The Comancheria or Nʉmʉnʉʉ Sookobitʉ ("Comanche Earth") in Comanche (Nʉmʉ Tekwapʉ) is the name commonly given to the region of New Mexico, west Texas and nearby areas occupied by the Comanche before the 1860s.
The area was vaguely defined and shifted over time, but generally was described as bordered to the south by the Balcones Fault, just north of San Antonio, Texas, continuing north along the Cross Timbers to encompass a northern area that included the Cimarron River and the upper Arkansas River east of the high Rockies. Comancheria was bordered along the west by the Mescalero Escarpment and the Pecos River, continuing north along the edge of the Spanish settlements in Santa Fe de Nuevo México.

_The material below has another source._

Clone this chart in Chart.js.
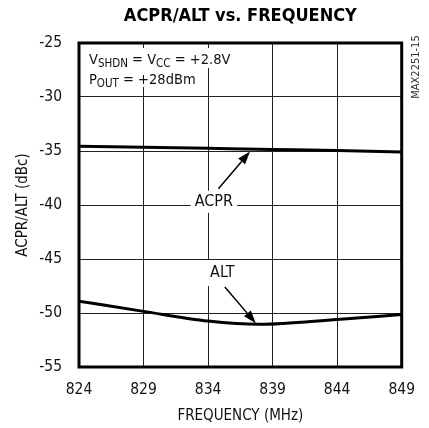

Today, this region makes up West Texas, the Llano Estacado, the Texas Panhandle, the Edwards Plateau (including the Texas Hill Country), Eastern New Mexico, western Oklahoma including the Oklahoma Panhandle and the Wichita Mountains, southeastern Colorado and southwestern Kansas.
Before the Comanche expanded out of present-day Wyoming in the early eighteenth century, the lands now known as Comancheria was home to a multitude of tribes—most notably the Apaches. Much of the region had previously been known as Apachería.